**What the task requires:**
Reproduce the records below exactly, leaving out any pictures.

-.-.-

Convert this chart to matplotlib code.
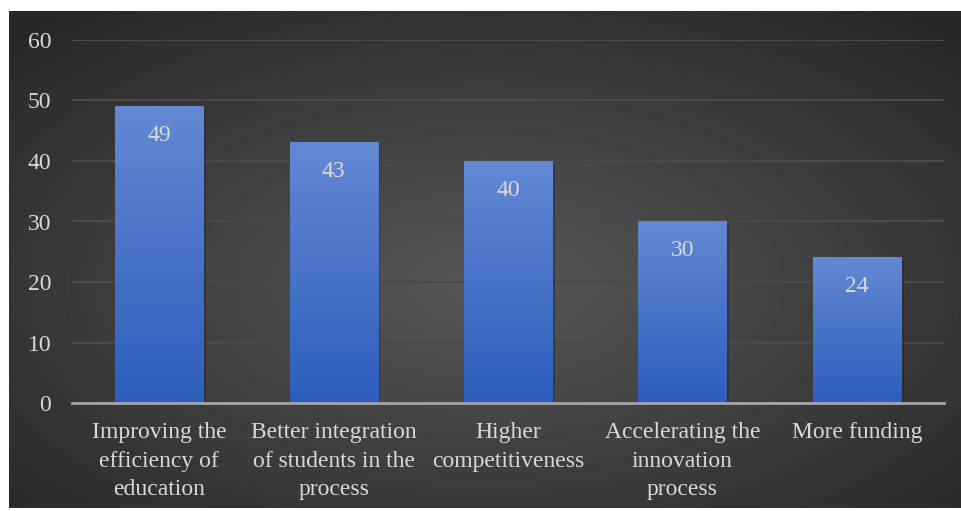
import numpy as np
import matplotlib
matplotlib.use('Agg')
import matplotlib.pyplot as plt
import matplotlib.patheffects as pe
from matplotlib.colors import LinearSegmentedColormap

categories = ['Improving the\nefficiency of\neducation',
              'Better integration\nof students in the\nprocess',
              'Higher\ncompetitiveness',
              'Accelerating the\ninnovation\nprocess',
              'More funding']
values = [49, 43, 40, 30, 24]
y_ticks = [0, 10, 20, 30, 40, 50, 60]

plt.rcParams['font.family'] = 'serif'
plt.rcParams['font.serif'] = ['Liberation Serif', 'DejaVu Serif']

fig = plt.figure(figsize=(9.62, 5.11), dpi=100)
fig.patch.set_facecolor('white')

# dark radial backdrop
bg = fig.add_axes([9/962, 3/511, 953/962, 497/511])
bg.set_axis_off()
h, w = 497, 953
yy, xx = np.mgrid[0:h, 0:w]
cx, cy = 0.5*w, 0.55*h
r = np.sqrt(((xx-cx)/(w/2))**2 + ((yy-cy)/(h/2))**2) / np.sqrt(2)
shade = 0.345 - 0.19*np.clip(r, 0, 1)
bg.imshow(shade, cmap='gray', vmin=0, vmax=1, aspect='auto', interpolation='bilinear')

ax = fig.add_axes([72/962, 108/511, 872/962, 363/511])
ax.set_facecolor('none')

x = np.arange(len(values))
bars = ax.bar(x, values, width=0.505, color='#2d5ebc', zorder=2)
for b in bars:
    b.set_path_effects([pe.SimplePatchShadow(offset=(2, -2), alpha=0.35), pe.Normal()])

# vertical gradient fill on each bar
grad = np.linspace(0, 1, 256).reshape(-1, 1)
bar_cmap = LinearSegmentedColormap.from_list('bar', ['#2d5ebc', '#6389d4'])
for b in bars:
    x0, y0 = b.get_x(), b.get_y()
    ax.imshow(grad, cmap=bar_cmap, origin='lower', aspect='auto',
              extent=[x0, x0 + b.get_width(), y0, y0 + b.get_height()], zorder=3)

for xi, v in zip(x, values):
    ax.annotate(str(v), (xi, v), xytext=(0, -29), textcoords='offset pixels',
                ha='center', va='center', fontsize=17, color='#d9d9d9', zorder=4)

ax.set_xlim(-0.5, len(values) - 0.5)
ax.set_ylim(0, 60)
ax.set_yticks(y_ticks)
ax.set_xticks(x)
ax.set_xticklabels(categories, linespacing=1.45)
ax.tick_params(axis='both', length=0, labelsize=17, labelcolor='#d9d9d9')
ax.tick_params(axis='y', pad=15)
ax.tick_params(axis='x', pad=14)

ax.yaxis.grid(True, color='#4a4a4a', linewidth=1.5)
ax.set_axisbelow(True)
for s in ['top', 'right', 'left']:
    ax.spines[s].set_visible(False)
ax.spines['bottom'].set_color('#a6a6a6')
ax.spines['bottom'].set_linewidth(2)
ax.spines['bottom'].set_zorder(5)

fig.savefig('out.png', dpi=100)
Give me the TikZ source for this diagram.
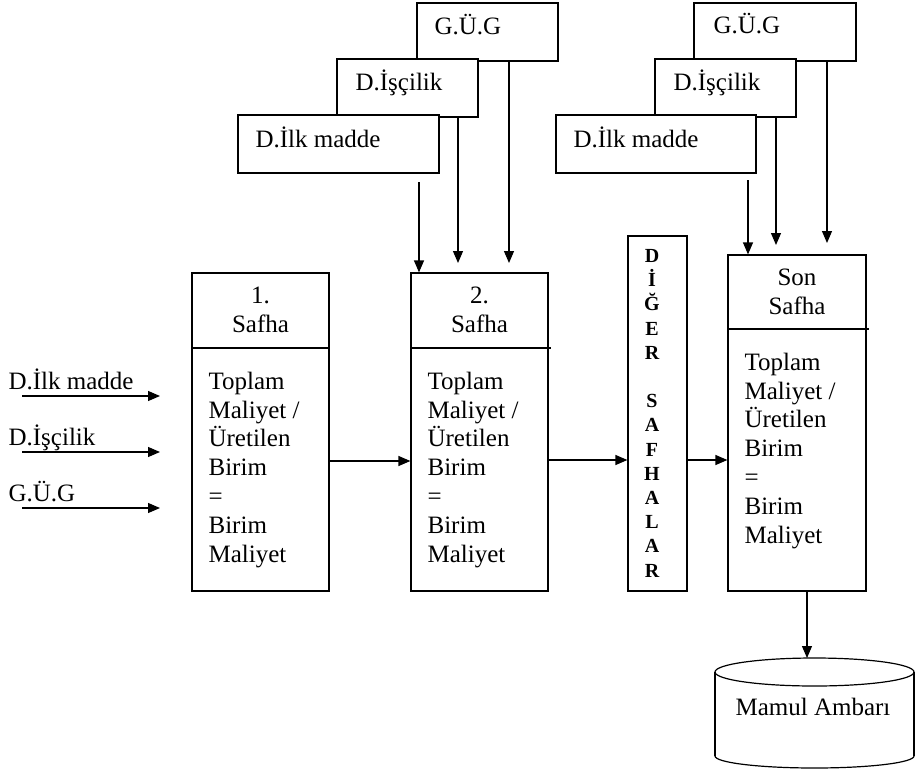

-.-.-

**Task result:**
Convert this chart to matplotlib code.
import numpy as np
import matplotlib
matplotlib.use('Agg')
import matplotlib.pyplot as plt
import matplotlib.patheffects as pe
from matplotlib.colors import LinearSegmentedColormap

categories = ['Improving the\nefficiency of\neducation',
              'Better integration\nof students in the\nprocess',
              'Higher\ncompetitiveness',
              'Accelerating the\ninnovation\nprocess',
              'More funding']
values = [49, 43, 40, 30, 24]
y_ticks = [0, 10, 20, 30, 40, 50, 60]

plt.rcParams['font.family'] = 'serif'
plt.rcParams['font.serif'] = ['Liberation Serif', 'DejaVu Serif']

fig = plt.figure(figsize=(9.62, 5.11), dpi=100)
fig.patch.set_facecolor('white')

# dark radial backdrop
bg = fig.add_axes([9/962, 3/511, 953/962, 497/511])
bg.set_axis_off()
h, w = 497, 953
yy, xx = np.mgrid[0:h, 0:w]
cx, cy = 0.5*w, 0.55*h
r = np.sqrt(((xx-cx)/(w/2))**2 + ((yy-cy)/(h/2))**2) / np.sqrt(2)
shade = 0.345 - 0.19*np.clip(r, 0, 1)
bg.imshow(shade, cmap='gray', vmin=0, vmax=1, aspect='auto', interpolation='bilinear')

ax = fig.add_axes([72/962, 108/511, 872/962, 363/511])
ax.set_facecolor('none')

x = np.arange(len(values))
bars = ax.bar(x, values, width=0.505, color='#2d5ebc', zorder=2)
for b in bars:
    b.set_path_effects([pe.SimplePatchShadow(offset=(2, -2), alpha=0.35), pe.Normal()])

# vertical gradient fill on each bar
grad = np.linspace(0, 1, 256).reshape(-1, 1)
bar_cmap = LinearSegmentedColormap.from_list('bar', ['#2d5ebc', '#6389d4'])
for b in bars:
    x0, y0 = b.get_x(), b.get_y()
    ax.imshow(grad, cmap=bar_cmap, origin='lower', aspect='auto',
              extent=[x0, x0 + b.get_width(), y0, y0 + b.get_height()], zorder=3)

for xi, v in zip(x, values):
    ax.annotate(str(v), (xi, v), xytext=(0, -29), textcoords='offset pixels',
                ha='center', va='center', fontsize=17, color='#d9d9d9', zorder=4)

ax.set_xlim(-0.5, len(values) - 0.5)
ax.set_ylim(0, 60)
ax.set_yticks(y_ticks)
ax.set_xticks(x)
ax.set_xticklabels(categories, linespacing=1.45)
ax.tick_params(axis='both', length=0, labelsize=17, labelcolor='#d9d9d9')
ax.tick_params(axis='y', pad=15)
ax.tick_params(axis='x', pad=14)

ax.yaxis.grid(True, color='#4a4a4a', linewidth=1.5)
ax.set_axisbelow(True)
for s in ['top', 'right', 'left']:
    ax.spines[s].set_visible(False)
ax.spines['bottom'].set_color('#a6a6a6')
ax.spines['bottom'].set_linewidth(2)
ax.spines['bottom'].set_zorder(5)

fig.savefig('out.png', dpi=100)
Give me the TikZ source for this diagram.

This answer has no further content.